There wasn’t either of that with France, and it’s hard to say whether Deschamps actually had a tactical idea at all, let alone the kind of grandiose idea that really makes a legacy; that really makes you remembered; that really echoes in the game. How would you describe his approach?

It was essentially keep things compact and concretely secure through defence and midfield, while letting Griezmann float and Mbappe run.

And that meant that, as exhilarating as Mbappe was, and as brilliant as Pogba’s goal was, more illustrative of France’s entire approach was Pogba winning headers rather than this game and their defence giving up so little.

Try, for example, to pick their player of the tournament. The exacting destruction of Raphael Varane and Kante were as important — if not more — than the excitement of Mbappe.

It was, of course, effective… but there was nothing special about it, nothing that transcended this triumph.

There was nothing even really new about it, since it was very similar to what we saw in 1998 under Aime Jacquet without the co-ordination in attacking midfield, and that is doubtless where Deschamps got the idea.
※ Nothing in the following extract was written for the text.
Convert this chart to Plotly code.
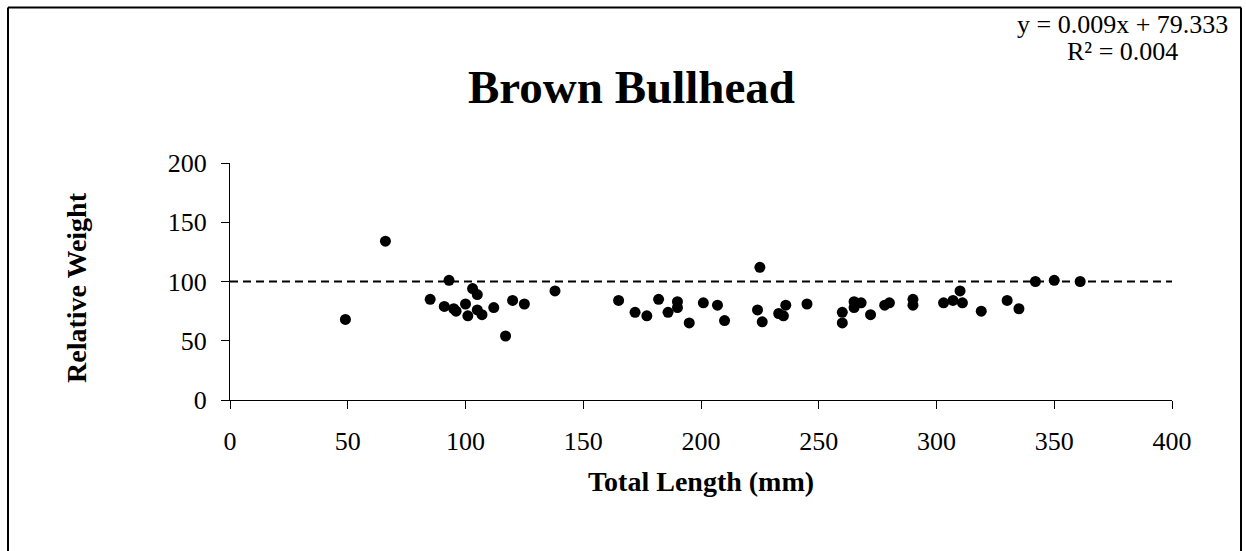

He just continued what he knew.

But that does raise another point about France, why their legacy may not be complete, and why they might yet rise more.

Although France had mostly won the World Cup through doggedness and resilience in 1998, the confidence and assurance that came from that victory did see a huge release for Euro 2000, to the point there was a quantum leap in their play. That side did then become one of the best ever.

Similar may well happen here, especially given their youth and given that the pain of Euro 2016 undeniably influenced everything at Russia 2018.

That defeat is now consigned in the past. The present is the most prestigious victory of all. The future should be now about properly embellishing that place in history.